----- MATERIAL -----

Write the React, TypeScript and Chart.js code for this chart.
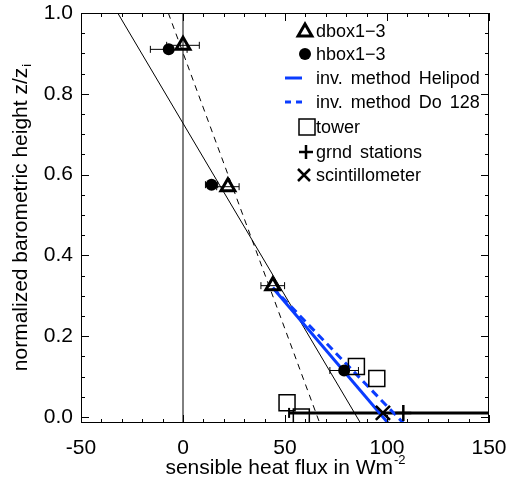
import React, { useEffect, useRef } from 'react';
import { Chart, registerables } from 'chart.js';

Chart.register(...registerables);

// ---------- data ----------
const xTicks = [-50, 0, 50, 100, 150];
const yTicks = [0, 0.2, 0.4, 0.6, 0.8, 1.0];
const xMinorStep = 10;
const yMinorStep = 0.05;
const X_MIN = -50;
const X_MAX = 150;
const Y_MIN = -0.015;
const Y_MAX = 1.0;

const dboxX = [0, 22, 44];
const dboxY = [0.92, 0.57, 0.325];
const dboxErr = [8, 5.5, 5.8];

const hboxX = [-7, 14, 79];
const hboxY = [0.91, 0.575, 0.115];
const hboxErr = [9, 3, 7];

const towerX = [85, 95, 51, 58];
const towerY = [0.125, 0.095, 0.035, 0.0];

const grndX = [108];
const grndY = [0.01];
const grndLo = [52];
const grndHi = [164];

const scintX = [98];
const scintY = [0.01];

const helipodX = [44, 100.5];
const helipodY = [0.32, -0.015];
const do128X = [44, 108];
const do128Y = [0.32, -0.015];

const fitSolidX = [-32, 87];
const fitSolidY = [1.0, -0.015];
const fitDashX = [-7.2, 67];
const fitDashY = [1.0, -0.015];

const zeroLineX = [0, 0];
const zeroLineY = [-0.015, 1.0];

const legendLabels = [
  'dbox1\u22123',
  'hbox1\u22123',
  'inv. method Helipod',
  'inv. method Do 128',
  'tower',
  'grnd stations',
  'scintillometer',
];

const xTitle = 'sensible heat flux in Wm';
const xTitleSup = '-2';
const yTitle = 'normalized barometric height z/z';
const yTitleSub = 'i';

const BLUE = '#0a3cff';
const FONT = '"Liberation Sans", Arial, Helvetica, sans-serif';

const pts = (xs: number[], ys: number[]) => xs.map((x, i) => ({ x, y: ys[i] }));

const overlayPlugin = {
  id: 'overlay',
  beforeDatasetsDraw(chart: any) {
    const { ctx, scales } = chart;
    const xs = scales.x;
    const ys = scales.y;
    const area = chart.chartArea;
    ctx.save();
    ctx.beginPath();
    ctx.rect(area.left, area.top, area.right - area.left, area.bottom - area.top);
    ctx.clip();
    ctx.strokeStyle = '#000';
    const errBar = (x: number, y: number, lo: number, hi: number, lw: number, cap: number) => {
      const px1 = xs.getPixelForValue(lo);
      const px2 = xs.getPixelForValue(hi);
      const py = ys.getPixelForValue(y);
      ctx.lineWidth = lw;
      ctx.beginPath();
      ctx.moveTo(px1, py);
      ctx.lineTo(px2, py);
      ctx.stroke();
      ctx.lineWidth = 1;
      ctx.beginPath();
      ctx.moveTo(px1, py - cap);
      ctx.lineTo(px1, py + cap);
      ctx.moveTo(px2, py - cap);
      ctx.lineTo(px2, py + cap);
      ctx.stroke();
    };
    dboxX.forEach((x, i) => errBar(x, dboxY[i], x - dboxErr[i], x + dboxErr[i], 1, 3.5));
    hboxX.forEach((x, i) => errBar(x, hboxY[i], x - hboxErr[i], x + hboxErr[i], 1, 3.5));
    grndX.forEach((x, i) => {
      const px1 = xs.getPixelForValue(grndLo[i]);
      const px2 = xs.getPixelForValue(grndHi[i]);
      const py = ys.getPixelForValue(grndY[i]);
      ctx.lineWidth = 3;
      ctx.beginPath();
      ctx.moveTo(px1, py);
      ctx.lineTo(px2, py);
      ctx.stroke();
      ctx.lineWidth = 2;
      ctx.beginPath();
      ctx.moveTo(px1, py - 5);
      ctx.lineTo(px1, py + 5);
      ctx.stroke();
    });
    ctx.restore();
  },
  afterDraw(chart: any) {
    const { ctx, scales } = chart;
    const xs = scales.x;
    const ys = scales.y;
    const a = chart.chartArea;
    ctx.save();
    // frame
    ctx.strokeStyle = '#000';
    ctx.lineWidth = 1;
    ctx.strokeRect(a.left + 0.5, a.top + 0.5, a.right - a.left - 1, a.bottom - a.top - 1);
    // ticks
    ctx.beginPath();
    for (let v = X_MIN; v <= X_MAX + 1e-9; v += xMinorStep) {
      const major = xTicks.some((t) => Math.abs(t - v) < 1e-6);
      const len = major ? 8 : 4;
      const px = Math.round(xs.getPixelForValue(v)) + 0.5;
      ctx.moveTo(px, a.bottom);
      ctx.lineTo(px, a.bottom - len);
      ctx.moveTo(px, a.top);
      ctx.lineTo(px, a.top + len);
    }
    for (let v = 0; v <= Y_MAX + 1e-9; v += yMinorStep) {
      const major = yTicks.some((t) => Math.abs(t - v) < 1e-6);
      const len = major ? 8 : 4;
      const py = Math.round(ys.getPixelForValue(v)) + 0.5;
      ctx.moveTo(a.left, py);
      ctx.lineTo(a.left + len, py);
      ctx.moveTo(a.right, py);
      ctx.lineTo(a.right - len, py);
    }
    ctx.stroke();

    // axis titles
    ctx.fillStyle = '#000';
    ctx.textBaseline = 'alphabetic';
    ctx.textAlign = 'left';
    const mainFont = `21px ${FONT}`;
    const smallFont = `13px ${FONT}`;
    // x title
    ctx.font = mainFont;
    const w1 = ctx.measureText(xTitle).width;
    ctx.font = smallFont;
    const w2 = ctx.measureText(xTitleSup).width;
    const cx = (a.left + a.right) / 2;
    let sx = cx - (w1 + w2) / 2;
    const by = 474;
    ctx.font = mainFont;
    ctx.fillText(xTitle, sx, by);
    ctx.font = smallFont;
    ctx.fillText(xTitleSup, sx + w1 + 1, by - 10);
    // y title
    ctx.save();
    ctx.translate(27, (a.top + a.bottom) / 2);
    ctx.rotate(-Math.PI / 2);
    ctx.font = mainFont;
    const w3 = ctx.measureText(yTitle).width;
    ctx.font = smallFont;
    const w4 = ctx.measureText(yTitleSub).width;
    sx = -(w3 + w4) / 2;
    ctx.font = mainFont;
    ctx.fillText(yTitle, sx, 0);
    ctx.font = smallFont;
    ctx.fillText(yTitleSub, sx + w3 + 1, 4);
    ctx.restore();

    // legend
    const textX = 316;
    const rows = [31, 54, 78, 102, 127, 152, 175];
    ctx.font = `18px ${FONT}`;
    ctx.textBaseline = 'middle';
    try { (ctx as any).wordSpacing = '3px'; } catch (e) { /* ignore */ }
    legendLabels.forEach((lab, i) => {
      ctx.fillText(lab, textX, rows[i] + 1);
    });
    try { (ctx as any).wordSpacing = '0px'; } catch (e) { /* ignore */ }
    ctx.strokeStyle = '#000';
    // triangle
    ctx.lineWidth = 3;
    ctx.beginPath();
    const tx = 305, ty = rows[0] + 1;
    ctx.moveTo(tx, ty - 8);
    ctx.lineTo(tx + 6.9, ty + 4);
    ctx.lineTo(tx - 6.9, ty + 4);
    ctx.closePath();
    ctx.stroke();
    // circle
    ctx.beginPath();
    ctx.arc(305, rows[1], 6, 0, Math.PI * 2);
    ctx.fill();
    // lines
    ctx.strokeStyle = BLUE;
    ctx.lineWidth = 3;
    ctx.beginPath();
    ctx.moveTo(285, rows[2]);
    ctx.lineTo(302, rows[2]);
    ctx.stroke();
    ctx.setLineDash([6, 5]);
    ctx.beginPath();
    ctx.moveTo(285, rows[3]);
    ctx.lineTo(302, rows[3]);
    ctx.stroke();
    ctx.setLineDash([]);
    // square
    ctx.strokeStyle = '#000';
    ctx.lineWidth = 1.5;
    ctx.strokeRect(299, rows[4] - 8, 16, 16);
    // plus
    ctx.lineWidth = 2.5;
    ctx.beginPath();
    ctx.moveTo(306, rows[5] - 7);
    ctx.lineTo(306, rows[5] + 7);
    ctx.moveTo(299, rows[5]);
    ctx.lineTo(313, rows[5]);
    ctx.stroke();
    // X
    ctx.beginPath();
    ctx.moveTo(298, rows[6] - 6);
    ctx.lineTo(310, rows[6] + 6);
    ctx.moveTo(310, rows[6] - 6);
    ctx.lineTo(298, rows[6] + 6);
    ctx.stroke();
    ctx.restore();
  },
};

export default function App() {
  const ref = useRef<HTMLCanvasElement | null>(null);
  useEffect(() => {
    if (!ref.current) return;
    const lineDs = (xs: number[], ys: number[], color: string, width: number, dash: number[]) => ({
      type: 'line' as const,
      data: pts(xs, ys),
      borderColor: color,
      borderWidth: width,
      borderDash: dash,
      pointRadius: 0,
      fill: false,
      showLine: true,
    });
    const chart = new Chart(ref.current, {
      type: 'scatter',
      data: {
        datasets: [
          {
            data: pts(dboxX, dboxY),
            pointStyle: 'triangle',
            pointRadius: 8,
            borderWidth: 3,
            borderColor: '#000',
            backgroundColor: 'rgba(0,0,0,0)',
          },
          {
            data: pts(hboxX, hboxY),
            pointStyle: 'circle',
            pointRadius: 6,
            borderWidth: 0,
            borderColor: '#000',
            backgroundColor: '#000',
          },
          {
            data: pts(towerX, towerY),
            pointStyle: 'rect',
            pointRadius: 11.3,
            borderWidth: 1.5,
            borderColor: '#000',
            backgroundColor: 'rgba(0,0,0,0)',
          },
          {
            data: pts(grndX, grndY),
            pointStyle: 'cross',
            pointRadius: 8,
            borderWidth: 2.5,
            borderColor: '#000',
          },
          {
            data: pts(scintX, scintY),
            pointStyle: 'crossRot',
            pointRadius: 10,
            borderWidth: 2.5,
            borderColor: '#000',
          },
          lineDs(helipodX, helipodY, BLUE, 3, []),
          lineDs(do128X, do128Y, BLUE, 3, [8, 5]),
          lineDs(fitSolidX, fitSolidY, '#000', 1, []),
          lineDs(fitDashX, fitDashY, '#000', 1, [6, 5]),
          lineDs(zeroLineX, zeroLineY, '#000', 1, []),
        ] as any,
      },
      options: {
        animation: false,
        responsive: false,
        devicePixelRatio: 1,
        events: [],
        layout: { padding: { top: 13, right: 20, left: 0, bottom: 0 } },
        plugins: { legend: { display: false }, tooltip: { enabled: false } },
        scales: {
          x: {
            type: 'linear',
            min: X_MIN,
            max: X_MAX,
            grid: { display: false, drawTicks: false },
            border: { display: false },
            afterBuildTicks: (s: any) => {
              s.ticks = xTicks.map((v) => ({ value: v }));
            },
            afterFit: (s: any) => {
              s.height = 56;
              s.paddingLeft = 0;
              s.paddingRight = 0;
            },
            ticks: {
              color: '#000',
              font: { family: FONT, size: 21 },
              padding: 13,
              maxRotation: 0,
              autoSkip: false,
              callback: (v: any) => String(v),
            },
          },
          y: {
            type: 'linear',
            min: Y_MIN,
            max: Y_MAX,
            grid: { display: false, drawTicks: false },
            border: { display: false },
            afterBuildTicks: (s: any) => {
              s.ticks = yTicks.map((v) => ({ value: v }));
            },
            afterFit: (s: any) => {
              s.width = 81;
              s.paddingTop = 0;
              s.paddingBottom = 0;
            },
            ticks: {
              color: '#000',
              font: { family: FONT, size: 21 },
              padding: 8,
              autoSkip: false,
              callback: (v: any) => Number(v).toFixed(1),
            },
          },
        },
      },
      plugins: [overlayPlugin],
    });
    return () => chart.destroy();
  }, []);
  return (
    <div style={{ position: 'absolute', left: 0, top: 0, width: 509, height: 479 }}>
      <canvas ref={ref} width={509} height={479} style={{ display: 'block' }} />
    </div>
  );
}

-----

*EXERCISE REQUIREMENTS:*
Repeat only the lines between the start of the data and the line with "const pts = (xs: number[], ys: number[])", including those two lines, and skip the pictures.

*OUTPUT BELOW:*
Write the React, TypeScript and Chart.js code for this chart.
import React, { useEffect, useRef } from 'react';
import { Chart, registerables } from 'chart.js';

Chart.register(...registerables);

// ---------- data ----------
const xTicks = [-50, 0, 50, 100, 150];
const yTicks = [0, 0.2, 0.4, 0.6, 0.8, 1.0];
const xMinorStep = 10;
const yMinorStep = 0.05;
const X_MIN = -50;
const X_MAX = 150;
const Y_MIN = -0.015;
const Y_MAX = 1.0;

const dboxX = [0, 22, 44];
const dboxY = [0.92, 0.57, 0.325];
const dboxErr = [8, 5.5, 5.8];

const hboxX = [-7, 14, 79];
const hboxY = [0.91, 0.575, 0.115];
const hboxErr = [9, 3, 7];

const towerX = [85, 95, 51, 58];
const towerY = [0.125, 0.095, 0.035, 0.0];

const grndX = [108];
const grndY = [0.01];
const grndLo = [52];
const grndHi = [164];

const scintX = [98];
const scintY = [0.01];

const helipodX = [44, 100.5];
const helipodY = [0.32, -0.015];
const do128X = [44, 108];
const do128Y = [0.32, -0.015];

const fitSolidX = [-32, 87];
const fitSolidY = [1.0, -0.015];
const fitDashX = [-7.2, 67];
const fitDashY = [1.0, -0.015];

const zeroLineX = [0, 0];
const zeroLineY = [-0.015, 1.0];

const legendLabels = [
  'dbox1\u22123',
  'hbox1\u22123',
  'inv. method Helipod',
  'inv. method Do 128',
  'tower',
  'grnd stations',
  'scintillometer',
];

const xTitle = 'sensible heat flux in Wm';
const xTitleSup = '-2';
const yTitle = 'normalized barometric height z/z';
const yTitleSub = 'i';

const BLUE = '#0a3cff';
const FONT = '"Liberation Sans", Arial, Helvetica, sans-serif';

const pts = (xs: number[], ys: number[]) => xs.map((x, i) => ({ x, y: ys[i] }));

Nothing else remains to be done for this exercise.